I’m trying to resume a model called scj and cannot find a checkpoint.pth.tar document anywhere in the data models or vision directories. The new model and training has all worked fine I just wish to add to it. - Thanks
Hi @nic_wren, are there other .pth.tar files in the folder of your trained model? For example, best_model.pth.tar. There should be some PyTorch model files to the directory that you saved your model to when you originally trained it.

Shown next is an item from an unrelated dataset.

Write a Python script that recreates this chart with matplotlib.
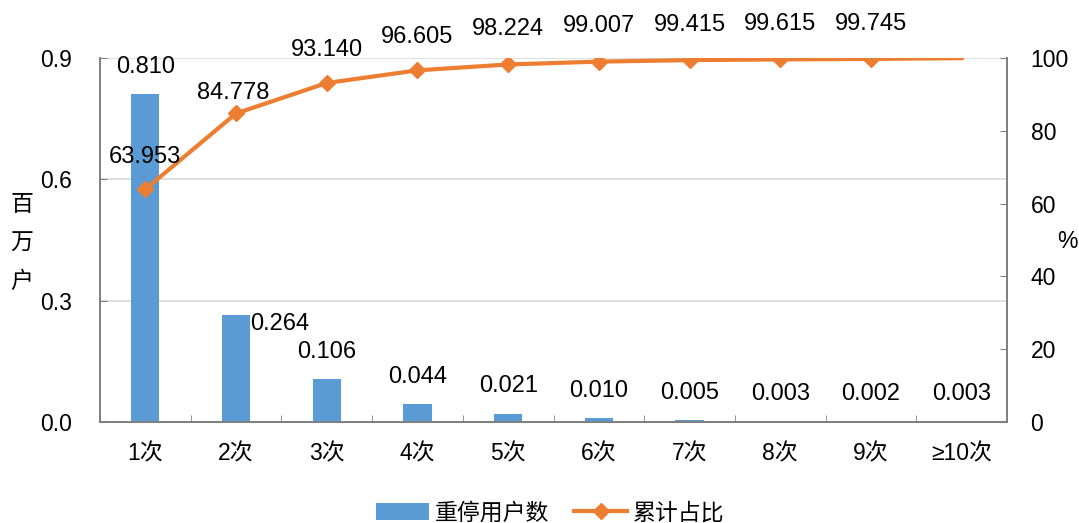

Thanks Dusty for getting back to me. I can find no tar files anywhere. I can find plenty of files named mb1-ssd-Epach-0-Loss-6.268204510211945.pth with no. .tar and definable non named as you state. I followed your tutorial training tractors to the letter (just not with tractors) everything worked well. The only difference being when i ran the model it took a heck of a lot longer to start up than on your demo - so long i very nearly turned it off! This was all done on a fresh installed sd card. Wishing you and your family a merry Christmas
Ah ok, that’s normal - the pytorch-ssd code (for object detection training) only saves the .pth files (not pth.tar). The post above that references the checkpoint.pth.tar file is referring to the classification training script. So you would want to --resume based on your last mb1-ssd-Epoch-*.pth file (the one with the highest epoch number).
I believe that when pytorch-ssd resumes, it will think it started again from epoch 0 (even though in fact it is on whatever epoch + 1 you resumed from), which will lead it to saving more models as mb1-ssd-Epoch-0-*.pth, mb1-ssd-Epoch-1-*.pth, ect. So when resuming, you probably want to pick a new --model-dir to keep your models straight.
Thank you for the holiday wishes, and wish you and your family a Merry Christmas as well.